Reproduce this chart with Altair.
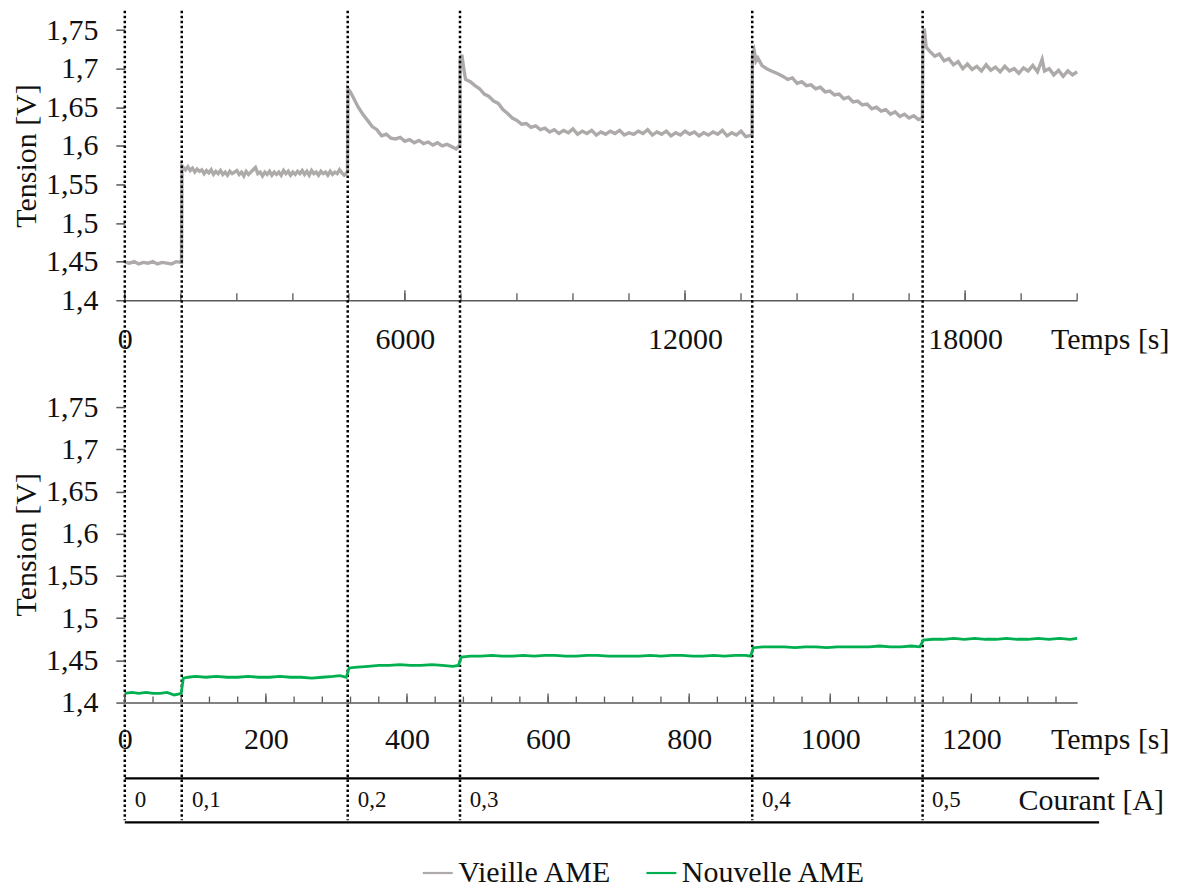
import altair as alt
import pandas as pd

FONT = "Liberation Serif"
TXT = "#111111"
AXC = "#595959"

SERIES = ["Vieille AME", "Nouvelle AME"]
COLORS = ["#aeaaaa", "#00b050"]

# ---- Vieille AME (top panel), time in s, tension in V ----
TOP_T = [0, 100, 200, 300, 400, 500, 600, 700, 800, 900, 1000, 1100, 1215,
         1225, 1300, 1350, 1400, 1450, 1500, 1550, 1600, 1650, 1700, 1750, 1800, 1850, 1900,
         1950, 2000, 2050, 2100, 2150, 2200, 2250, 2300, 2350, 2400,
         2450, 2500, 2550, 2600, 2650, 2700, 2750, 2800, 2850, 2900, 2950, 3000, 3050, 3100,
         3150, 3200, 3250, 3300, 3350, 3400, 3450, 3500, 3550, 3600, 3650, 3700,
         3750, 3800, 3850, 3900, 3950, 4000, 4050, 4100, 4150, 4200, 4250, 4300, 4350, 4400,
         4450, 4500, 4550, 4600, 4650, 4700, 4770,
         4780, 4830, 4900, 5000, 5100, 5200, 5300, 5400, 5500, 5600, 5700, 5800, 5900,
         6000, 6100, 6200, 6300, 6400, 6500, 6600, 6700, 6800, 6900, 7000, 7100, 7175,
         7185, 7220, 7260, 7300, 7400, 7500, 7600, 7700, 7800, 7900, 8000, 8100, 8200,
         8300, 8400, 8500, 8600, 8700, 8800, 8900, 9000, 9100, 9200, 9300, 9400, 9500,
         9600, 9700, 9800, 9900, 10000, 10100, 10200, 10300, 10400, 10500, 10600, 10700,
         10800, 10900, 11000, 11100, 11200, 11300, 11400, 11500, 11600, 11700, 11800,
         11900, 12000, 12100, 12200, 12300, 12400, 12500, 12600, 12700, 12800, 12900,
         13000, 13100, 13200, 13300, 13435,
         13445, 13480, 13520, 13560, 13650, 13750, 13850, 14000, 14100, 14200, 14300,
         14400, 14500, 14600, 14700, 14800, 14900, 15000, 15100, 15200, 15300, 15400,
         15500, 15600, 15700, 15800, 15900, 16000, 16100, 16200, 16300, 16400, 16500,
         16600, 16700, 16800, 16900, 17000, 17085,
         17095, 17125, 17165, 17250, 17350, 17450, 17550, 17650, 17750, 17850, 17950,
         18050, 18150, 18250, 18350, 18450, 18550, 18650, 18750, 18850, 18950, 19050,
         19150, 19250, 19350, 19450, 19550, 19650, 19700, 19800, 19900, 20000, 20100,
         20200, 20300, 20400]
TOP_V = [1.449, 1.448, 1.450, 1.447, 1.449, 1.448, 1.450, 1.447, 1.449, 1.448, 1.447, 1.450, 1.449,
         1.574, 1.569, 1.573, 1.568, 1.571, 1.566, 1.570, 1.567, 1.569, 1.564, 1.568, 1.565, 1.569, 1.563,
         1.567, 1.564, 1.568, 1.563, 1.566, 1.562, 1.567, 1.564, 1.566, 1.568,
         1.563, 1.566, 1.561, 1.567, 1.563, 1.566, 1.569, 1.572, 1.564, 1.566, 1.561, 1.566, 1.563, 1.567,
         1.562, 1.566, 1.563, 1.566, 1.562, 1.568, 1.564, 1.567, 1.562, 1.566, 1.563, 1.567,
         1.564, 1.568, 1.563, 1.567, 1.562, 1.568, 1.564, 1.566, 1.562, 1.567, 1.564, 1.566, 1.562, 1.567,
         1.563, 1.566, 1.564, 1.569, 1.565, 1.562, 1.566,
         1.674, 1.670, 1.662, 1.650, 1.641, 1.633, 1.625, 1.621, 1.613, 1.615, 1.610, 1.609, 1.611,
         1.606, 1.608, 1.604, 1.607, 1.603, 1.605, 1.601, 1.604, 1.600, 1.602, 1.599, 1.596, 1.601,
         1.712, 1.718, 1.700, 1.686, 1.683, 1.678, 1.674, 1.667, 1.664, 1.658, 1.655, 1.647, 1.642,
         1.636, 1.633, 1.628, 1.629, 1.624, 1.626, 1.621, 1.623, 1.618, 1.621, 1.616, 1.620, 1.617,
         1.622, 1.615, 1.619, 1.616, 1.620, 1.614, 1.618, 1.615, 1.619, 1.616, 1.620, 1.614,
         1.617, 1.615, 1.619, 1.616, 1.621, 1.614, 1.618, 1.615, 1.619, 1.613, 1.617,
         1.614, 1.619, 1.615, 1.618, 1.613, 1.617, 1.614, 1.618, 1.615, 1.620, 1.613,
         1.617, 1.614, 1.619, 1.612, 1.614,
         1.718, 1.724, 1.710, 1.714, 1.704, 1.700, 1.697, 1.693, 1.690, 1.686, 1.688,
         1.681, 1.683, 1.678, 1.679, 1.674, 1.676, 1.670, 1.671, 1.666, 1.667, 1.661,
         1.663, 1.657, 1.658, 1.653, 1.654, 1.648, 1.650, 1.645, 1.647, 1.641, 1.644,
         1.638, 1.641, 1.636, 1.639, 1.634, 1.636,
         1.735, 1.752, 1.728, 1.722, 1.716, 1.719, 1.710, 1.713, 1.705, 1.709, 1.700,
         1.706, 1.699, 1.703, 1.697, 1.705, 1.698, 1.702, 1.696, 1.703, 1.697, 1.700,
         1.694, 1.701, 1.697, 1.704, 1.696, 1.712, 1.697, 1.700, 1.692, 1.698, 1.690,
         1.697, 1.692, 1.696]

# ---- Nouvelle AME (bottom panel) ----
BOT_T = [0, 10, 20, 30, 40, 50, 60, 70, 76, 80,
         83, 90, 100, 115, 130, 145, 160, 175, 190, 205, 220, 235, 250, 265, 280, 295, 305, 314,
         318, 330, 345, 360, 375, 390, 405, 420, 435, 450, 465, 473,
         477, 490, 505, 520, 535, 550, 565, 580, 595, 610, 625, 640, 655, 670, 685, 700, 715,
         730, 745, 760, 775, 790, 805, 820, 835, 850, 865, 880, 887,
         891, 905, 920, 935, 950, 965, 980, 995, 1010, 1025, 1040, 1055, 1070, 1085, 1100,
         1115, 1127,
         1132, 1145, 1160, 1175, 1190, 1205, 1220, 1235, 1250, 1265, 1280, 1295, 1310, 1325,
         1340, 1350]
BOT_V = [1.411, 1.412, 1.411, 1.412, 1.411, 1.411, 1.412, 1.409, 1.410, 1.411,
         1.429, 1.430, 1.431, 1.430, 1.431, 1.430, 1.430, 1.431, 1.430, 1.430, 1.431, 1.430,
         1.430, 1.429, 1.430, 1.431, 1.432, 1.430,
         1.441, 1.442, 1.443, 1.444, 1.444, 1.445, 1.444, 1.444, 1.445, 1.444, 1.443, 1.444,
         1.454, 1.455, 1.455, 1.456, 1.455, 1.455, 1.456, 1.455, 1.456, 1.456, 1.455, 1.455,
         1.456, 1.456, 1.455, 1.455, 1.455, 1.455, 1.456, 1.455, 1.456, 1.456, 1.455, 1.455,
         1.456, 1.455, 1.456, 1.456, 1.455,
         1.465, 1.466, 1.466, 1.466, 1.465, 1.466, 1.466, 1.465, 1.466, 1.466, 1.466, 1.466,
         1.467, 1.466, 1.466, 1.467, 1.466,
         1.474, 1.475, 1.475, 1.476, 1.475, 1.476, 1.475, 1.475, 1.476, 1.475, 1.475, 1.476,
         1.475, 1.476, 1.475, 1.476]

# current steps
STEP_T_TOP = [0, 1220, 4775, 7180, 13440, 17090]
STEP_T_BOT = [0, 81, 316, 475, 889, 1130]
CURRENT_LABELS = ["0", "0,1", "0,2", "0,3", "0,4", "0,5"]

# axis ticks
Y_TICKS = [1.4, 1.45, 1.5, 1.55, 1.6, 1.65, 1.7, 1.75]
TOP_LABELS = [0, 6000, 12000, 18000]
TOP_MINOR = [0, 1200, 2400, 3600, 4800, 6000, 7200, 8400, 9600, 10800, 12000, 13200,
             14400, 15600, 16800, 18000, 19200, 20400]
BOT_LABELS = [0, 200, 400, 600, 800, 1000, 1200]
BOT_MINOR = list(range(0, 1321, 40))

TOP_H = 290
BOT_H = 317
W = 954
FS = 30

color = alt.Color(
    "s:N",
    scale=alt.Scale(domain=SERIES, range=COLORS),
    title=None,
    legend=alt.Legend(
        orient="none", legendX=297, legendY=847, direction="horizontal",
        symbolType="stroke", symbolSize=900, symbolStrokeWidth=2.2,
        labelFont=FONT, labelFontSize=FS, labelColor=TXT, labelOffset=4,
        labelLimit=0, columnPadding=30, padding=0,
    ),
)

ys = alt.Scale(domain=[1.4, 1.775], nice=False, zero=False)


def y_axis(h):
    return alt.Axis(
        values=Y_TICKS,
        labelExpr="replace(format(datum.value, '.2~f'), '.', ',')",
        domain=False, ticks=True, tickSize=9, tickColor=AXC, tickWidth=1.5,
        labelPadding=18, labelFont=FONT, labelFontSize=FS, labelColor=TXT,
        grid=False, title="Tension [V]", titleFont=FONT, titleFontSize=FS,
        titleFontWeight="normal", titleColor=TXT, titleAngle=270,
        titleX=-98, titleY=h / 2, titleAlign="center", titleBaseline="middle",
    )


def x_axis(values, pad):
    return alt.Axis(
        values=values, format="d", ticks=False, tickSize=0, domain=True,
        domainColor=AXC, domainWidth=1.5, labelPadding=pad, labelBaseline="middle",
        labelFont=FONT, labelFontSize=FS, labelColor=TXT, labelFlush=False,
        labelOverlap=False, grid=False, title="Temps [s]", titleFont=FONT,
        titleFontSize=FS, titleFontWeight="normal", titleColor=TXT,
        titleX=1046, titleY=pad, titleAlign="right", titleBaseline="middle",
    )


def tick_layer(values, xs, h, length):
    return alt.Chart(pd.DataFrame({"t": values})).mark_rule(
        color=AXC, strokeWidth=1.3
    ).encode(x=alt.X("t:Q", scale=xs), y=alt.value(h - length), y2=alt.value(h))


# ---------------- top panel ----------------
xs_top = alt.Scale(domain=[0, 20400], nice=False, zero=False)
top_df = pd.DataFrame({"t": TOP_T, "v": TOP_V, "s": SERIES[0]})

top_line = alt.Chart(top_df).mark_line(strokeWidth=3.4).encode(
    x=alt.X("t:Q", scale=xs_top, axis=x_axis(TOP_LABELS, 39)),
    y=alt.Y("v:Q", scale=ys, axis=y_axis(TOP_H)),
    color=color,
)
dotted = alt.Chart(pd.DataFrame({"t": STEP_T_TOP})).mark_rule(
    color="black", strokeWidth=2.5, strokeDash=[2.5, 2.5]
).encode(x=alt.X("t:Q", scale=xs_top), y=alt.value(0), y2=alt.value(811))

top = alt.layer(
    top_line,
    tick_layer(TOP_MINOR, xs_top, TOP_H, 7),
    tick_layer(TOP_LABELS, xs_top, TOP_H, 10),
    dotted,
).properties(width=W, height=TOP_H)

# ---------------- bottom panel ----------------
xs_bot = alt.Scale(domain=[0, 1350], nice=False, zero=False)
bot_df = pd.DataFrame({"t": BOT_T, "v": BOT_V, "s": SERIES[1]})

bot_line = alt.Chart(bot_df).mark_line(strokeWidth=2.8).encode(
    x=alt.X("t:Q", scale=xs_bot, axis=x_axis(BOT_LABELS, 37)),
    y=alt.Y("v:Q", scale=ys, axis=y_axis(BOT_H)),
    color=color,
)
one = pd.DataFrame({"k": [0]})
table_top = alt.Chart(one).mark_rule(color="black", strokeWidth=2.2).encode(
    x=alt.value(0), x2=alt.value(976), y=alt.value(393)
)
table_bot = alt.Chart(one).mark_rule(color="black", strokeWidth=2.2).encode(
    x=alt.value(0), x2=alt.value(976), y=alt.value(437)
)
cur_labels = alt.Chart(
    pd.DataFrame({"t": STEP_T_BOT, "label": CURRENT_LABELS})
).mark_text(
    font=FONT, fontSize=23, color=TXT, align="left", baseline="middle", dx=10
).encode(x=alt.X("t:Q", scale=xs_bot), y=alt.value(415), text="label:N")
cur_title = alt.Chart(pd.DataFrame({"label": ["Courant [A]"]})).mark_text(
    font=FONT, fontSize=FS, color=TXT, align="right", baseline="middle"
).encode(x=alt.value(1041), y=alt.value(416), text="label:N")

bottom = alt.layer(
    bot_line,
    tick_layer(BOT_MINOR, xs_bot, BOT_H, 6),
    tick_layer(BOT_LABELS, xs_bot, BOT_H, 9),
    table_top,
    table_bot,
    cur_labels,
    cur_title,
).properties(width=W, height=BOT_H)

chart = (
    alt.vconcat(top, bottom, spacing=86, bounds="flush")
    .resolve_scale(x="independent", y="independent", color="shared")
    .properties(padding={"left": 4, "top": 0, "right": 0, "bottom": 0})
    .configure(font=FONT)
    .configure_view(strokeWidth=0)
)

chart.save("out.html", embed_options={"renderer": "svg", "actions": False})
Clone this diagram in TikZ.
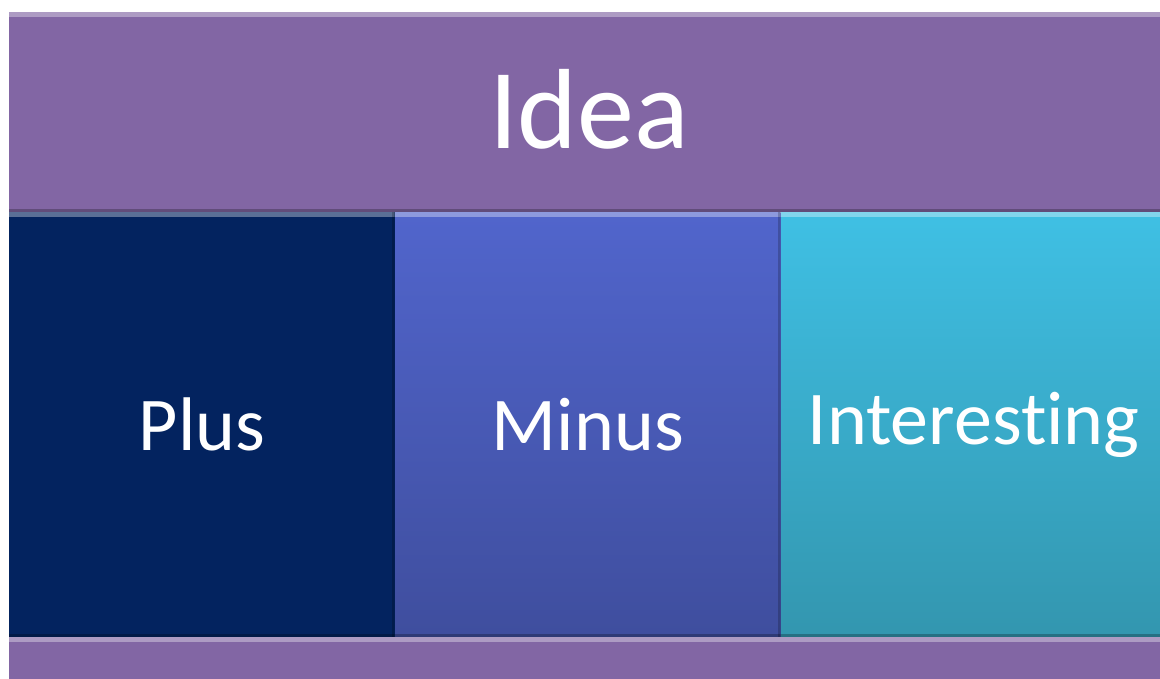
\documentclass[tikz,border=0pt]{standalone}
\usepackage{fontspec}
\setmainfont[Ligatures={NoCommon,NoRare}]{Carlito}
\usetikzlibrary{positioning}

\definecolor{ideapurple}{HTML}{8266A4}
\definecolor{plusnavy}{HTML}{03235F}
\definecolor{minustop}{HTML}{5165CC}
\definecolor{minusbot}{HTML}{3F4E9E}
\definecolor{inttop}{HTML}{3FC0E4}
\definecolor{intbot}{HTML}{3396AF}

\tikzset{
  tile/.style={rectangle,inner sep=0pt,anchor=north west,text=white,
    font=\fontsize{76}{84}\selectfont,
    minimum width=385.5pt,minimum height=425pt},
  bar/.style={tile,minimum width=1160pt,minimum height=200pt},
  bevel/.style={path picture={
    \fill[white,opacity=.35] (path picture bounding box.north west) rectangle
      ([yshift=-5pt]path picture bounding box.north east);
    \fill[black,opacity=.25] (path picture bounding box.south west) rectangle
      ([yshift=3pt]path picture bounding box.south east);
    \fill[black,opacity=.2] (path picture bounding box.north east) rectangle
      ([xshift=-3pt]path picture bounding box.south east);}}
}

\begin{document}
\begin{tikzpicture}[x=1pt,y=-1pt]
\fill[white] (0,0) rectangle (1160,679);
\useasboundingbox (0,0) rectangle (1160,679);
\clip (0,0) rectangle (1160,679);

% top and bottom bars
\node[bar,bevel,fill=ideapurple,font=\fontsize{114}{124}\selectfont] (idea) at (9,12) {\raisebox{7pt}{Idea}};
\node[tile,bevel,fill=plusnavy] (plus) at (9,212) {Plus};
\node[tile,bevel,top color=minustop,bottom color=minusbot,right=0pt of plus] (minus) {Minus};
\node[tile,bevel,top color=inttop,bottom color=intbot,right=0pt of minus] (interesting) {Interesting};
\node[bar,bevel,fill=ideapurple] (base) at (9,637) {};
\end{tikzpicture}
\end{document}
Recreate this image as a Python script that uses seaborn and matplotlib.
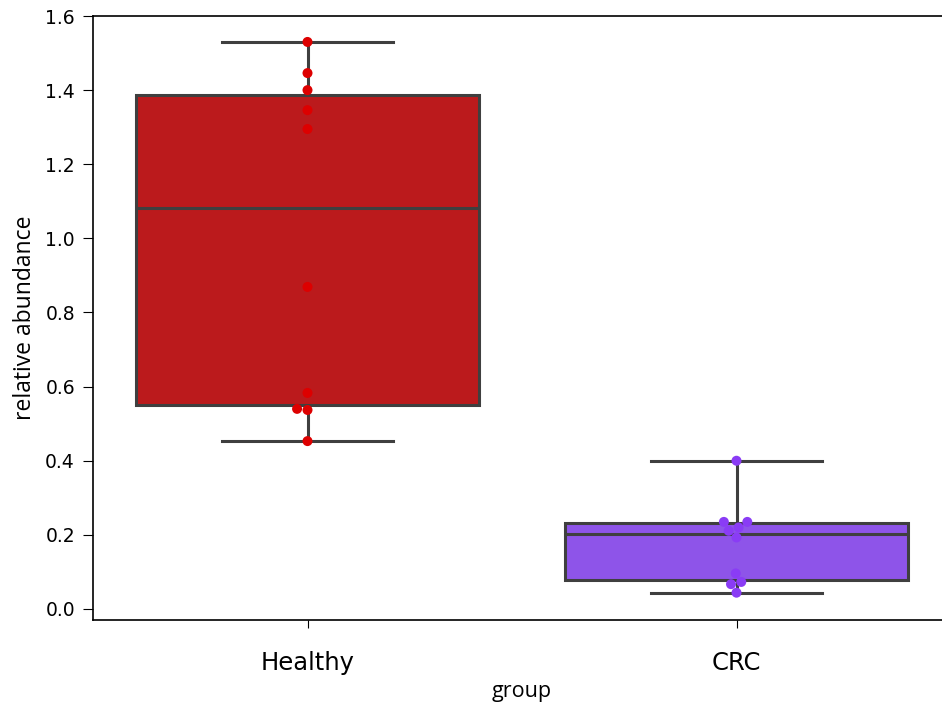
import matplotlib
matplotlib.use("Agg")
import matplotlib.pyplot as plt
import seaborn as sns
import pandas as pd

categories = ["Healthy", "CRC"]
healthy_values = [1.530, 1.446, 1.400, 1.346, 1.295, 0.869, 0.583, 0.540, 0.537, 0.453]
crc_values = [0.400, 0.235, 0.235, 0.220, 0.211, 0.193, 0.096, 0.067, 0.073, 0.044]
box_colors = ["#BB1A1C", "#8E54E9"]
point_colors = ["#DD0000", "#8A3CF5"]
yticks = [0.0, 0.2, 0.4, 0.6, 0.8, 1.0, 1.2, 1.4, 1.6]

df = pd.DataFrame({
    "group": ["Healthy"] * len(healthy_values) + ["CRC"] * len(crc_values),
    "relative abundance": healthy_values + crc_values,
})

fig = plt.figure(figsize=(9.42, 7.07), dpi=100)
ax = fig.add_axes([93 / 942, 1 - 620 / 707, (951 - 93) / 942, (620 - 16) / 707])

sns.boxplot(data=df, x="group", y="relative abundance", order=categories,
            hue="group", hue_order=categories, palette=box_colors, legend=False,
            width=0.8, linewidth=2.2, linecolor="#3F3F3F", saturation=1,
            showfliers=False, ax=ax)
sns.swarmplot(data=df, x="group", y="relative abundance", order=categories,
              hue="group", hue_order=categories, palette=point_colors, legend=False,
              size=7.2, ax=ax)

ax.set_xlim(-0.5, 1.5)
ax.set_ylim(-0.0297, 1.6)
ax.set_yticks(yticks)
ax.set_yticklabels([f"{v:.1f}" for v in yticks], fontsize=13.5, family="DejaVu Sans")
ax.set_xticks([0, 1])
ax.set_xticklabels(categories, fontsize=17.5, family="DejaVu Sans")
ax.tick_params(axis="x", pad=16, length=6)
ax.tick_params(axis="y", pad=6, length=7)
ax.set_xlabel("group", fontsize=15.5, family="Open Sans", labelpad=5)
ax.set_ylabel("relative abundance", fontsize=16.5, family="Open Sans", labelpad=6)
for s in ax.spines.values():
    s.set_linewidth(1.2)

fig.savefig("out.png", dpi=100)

-- WORK INSTRUCTIONS --
Lines that hold the word "matplotlib" are the ones to return, every one of them.

-- CORRECT RESPONSE --
Recreate this image as a Python script that uses seaborn and matplotlib.
import matplotlib
matplotlib.use("Agg")
import matplotlib.pyplot as plt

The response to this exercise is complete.